Code that draws figures
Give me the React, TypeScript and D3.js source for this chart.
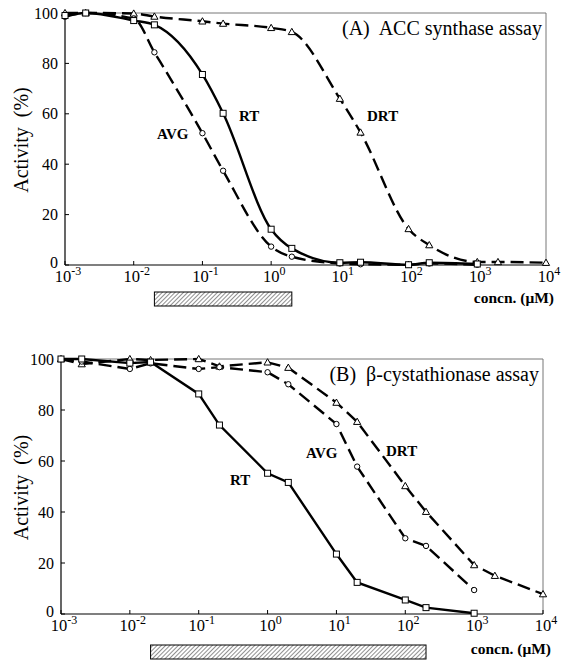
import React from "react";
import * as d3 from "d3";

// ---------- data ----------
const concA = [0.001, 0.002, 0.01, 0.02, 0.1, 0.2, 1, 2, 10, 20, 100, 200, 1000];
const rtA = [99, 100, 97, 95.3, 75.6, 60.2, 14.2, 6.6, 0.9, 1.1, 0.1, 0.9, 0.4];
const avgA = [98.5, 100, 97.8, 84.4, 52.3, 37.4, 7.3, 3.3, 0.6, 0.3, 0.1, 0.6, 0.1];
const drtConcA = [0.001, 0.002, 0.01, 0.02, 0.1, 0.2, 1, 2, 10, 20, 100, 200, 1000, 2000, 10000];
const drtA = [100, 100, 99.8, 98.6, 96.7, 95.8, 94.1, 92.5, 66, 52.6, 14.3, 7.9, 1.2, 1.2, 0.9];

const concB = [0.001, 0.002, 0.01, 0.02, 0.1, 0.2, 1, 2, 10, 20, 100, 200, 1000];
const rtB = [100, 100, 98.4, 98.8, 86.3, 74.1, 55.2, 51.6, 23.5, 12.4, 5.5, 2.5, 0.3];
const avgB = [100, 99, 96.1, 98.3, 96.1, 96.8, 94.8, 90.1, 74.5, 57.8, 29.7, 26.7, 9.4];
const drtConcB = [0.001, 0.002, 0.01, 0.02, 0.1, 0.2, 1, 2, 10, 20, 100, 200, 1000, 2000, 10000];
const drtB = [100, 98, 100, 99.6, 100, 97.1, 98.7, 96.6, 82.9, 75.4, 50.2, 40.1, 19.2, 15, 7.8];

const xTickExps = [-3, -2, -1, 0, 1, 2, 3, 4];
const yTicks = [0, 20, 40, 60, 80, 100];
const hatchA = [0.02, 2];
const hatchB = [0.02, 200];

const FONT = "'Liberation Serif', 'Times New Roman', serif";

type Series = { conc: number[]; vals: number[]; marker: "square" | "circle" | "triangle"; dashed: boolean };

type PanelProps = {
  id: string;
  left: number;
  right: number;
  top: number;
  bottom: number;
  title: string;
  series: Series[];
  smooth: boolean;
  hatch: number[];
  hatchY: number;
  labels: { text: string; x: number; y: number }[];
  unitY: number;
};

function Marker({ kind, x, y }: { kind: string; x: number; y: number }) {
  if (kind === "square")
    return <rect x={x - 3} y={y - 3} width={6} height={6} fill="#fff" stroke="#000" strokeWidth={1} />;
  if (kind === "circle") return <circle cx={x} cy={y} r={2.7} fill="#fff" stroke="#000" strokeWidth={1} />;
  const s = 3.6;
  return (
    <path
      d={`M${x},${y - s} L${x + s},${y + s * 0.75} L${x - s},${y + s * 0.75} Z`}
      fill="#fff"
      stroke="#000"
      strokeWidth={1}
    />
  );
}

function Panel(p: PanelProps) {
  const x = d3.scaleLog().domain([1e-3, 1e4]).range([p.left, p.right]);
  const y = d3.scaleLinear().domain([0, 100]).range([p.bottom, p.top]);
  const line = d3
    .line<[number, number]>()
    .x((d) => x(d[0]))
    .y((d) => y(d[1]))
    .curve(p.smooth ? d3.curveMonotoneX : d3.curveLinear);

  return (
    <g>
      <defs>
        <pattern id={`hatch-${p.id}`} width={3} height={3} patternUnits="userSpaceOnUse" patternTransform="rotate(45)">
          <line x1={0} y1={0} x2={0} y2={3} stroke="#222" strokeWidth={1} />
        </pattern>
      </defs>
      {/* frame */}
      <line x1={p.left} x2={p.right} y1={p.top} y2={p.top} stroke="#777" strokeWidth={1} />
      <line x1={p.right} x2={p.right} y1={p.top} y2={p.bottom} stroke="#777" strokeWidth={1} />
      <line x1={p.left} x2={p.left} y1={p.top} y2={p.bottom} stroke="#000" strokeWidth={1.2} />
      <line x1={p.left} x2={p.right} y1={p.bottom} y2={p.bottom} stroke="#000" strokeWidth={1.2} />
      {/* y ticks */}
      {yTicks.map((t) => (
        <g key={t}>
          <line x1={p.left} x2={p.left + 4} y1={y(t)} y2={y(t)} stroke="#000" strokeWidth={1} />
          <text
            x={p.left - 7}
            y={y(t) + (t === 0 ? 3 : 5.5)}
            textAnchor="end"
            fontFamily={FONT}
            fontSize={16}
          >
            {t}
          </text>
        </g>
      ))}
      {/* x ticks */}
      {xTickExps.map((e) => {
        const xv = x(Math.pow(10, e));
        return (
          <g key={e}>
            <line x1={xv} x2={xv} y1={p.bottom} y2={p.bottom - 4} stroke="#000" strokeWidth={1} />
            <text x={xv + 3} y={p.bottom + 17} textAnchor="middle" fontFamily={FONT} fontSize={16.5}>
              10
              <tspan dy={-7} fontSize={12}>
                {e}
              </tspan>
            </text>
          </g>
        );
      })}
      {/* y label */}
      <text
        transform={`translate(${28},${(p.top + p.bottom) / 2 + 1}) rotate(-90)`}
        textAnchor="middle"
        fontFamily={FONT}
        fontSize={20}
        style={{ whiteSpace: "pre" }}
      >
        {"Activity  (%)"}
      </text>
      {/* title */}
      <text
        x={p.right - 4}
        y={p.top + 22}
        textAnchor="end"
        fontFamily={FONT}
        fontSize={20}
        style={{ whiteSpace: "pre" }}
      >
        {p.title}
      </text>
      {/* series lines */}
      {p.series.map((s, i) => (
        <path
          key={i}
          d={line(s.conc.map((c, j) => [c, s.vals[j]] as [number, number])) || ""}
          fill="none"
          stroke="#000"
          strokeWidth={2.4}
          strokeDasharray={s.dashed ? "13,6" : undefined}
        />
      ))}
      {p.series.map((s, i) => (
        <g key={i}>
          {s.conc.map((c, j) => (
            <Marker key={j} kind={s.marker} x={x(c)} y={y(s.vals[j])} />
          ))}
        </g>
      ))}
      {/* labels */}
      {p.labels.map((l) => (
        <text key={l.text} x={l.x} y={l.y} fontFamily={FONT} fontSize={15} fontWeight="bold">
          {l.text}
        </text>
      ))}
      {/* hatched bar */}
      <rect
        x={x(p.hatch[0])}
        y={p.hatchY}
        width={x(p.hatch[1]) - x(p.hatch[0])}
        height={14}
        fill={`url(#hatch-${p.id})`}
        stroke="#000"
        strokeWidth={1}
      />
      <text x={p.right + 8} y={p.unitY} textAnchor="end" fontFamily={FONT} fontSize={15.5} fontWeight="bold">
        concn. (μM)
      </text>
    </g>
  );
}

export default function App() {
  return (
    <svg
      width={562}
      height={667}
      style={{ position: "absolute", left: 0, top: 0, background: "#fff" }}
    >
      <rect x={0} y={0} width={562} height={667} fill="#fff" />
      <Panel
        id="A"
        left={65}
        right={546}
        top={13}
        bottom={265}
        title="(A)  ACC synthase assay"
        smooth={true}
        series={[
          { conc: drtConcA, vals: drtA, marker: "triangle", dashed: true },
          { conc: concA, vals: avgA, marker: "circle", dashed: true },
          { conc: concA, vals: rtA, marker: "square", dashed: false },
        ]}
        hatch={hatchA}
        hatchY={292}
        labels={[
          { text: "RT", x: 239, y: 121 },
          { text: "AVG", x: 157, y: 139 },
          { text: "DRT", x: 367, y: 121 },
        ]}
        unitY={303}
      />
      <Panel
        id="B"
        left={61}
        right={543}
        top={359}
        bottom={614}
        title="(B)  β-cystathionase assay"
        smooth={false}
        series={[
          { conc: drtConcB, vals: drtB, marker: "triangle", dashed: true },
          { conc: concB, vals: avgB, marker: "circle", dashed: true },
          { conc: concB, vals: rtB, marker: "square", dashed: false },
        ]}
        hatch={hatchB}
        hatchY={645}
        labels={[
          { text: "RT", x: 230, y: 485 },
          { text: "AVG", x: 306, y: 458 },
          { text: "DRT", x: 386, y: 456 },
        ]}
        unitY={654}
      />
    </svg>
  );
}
...
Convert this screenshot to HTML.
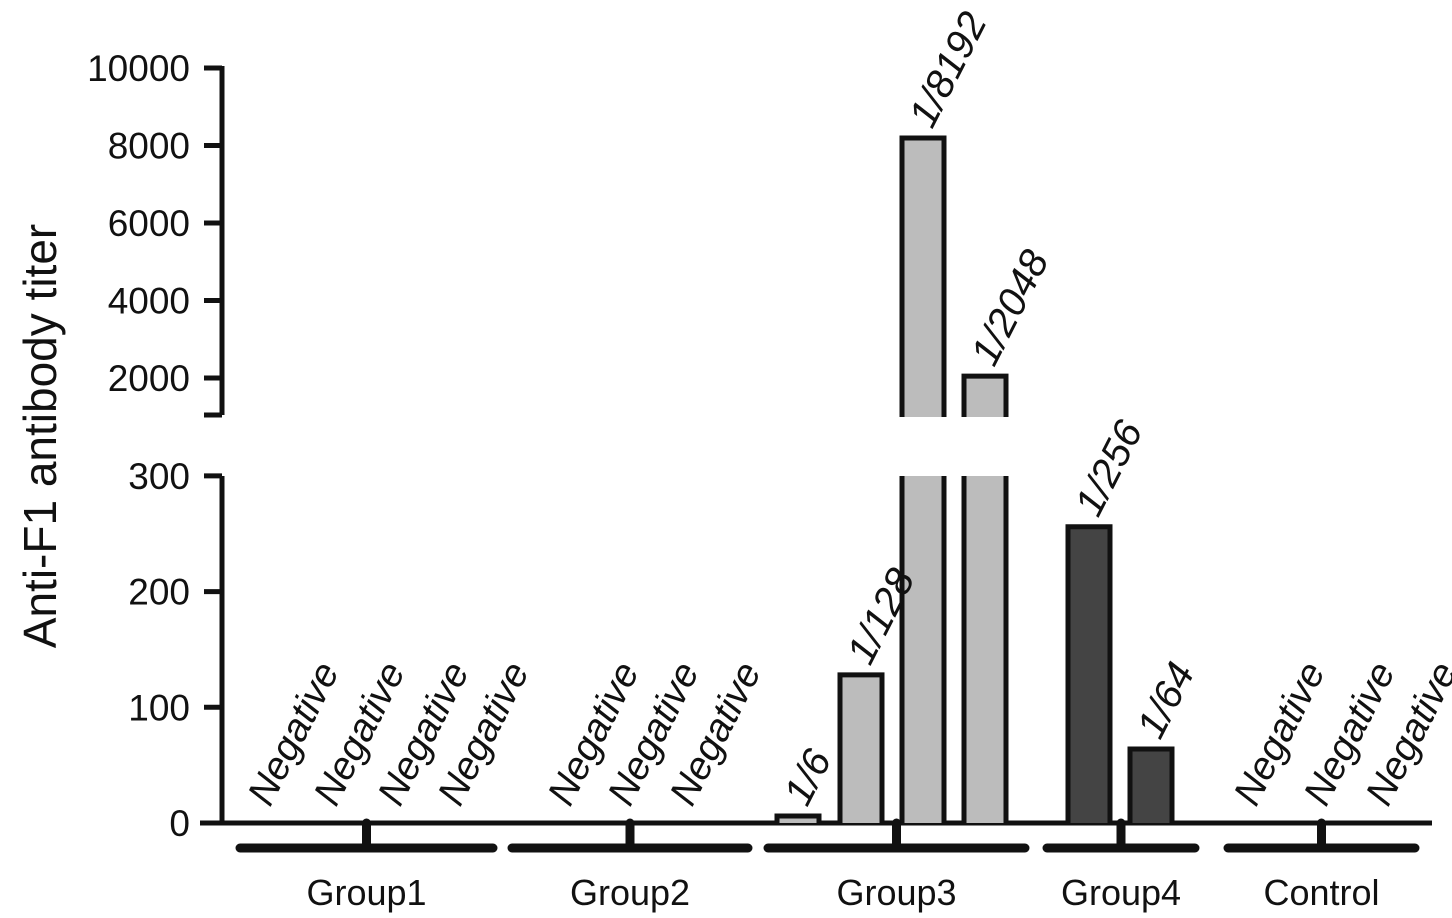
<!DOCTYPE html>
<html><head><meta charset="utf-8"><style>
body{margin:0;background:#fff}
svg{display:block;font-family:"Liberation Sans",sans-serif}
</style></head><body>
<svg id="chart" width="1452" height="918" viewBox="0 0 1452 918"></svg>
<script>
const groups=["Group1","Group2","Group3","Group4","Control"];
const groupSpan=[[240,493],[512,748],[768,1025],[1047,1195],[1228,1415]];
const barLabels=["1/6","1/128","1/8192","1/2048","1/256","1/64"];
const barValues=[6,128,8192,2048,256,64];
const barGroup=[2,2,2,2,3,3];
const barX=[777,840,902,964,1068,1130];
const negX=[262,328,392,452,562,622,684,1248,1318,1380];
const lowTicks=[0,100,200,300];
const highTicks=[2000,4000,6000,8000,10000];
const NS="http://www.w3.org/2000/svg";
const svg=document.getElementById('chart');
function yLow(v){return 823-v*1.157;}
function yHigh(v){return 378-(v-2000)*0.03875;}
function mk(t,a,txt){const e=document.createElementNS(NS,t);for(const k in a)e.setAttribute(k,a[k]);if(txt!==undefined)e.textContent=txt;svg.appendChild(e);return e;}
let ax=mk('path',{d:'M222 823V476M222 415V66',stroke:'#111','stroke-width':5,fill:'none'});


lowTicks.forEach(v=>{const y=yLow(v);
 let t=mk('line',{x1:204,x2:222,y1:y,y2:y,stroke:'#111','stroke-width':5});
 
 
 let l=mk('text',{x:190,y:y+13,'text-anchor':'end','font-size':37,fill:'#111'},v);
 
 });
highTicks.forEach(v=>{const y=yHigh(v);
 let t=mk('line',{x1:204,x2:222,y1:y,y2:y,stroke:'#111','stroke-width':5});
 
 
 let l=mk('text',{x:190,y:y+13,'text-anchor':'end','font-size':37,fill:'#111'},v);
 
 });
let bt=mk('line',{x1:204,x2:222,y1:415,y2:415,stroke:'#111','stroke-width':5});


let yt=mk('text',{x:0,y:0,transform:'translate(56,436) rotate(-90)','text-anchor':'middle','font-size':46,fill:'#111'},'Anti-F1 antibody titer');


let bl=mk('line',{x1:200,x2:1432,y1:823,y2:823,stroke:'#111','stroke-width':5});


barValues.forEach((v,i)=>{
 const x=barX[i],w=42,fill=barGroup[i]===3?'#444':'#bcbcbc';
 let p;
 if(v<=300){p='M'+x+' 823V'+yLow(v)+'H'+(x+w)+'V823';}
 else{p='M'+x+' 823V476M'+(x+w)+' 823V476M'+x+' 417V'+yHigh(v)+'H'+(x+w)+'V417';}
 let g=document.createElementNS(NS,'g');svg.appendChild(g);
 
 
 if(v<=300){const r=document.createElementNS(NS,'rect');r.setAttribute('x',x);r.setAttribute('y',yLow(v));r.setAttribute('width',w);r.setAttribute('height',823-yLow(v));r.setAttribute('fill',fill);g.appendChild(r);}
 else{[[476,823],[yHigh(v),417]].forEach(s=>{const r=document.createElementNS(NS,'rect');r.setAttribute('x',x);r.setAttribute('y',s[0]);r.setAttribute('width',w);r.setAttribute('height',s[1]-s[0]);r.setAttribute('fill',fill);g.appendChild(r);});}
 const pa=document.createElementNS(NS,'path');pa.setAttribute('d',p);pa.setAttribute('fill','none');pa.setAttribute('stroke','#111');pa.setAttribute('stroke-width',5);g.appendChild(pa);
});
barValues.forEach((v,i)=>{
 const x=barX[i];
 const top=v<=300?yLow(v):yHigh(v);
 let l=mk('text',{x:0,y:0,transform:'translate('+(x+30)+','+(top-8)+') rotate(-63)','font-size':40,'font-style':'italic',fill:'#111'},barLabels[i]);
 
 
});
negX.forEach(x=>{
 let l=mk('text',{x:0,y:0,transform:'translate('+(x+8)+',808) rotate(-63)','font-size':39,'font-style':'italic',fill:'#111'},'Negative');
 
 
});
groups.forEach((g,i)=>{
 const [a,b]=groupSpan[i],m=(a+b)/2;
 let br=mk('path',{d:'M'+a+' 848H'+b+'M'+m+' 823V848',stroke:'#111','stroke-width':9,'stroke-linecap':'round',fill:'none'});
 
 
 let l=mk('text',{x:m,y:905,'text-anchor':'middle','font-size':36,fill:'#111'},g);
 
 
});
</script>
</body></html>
* * *
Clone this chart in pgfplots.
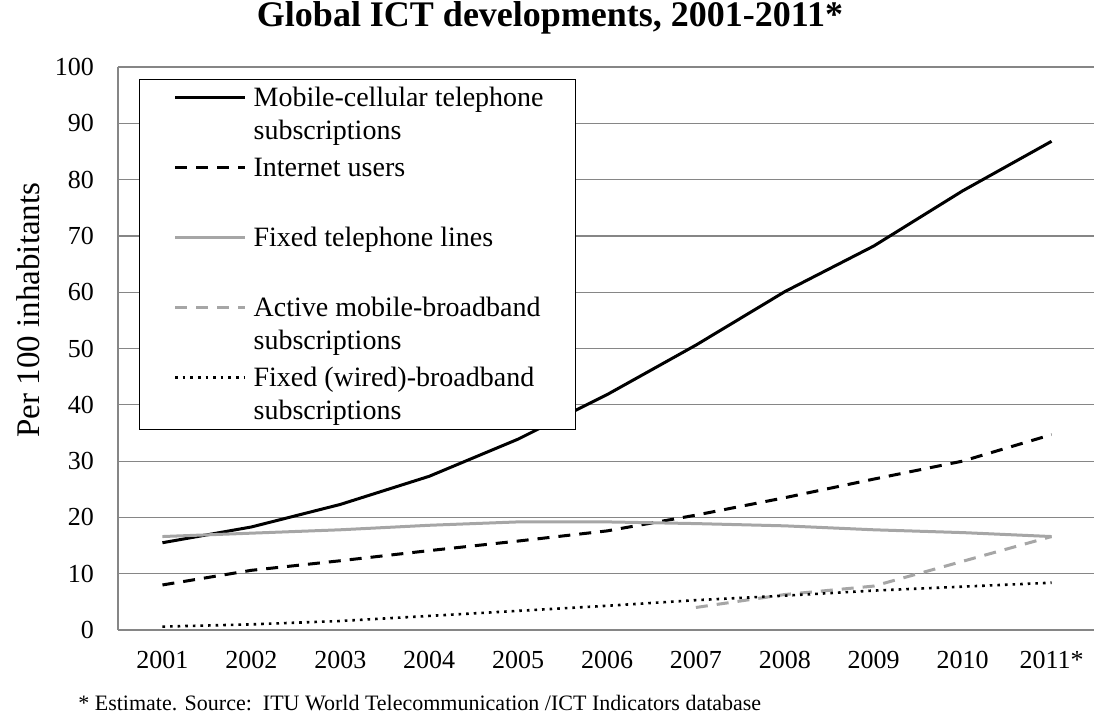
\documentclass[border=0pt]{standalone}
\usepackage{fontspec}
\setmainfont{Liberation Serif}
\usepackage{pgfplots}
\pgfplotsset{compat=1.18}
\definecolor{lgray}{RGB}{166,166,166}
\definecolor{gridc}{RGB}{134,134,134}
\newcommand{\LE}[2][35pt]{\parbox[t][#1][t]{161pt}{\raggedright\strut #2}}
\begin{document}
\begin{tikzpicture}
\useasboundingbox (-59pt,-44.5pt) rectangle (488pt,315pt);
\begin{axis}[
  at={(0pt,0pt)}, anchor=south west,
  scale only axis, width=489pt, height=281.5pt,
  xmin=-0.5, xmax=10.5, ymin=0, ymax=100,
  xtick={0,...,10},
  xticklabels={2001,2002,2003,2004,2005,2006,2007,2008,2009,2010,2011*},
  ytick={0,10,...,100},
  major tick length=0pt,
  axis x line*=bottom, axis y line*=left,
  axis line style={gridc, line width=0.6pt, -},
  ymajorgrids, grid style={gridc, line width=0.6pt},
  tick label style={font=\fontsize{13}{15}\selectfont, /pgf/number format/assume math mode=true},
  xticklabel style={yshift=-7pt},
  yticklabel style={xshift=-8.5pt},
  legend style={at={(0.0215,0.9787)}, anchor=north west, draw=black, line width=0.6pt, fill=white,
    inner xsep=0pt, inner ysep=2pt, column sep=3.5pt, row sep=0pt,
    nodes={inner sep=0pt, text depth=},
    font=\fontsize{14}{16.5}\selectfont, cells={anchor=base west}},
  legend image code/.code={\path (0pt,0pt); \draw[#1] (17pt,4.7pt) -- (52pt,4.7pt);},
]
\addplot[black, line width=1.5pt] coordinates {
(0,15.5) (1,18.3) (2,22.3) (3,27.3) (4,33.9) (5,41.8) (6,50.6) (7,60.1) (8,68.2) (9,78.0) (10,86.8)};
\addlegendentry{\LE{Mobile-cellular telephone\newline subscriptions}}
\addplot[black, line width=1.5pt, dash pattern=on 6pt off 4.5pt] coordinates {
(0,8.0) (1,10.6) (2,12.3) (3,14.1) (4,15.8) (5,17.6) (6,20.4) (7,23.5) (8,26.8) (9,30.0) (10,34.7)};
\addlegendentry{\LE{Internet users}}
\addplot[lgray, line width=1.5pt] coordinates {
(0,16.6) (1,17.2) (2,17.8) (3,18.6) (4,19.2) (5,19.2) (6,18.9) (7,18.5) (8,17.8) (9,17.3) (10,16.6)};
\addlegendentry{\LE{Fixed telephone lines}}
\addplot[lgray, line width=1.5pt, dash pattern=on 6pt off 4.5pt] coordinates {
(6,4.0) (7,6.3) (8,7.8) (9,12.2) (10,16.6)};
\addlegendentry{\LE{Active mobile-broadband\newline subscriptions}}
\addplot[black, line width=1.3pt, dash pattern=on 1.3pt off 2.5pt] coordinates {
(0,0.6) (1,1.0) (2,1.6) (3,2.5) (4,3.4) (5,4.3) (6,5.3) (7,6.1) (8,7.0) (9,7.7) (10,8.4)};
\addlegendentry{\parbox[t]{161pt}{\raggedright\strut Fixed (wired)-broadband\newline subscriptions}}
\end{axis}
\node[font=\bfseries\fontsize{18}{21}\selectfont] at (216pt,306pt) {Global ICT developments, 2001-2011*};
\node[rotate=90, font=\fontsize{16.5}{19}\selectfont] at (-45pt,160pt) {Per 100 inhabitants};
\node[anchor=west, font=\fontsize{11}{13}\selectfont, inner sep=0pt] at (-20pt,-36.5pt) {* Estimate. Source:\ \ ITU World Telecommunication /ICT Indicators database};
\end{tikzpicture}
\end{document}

*TASK REQUIREMENTS*. Report every line in the data above in which the word "React" appears.

*ANSWER FOR THIS EXERCISE*.
Give me the React, TypeScript and D3.js source for this chart.
import React from "react";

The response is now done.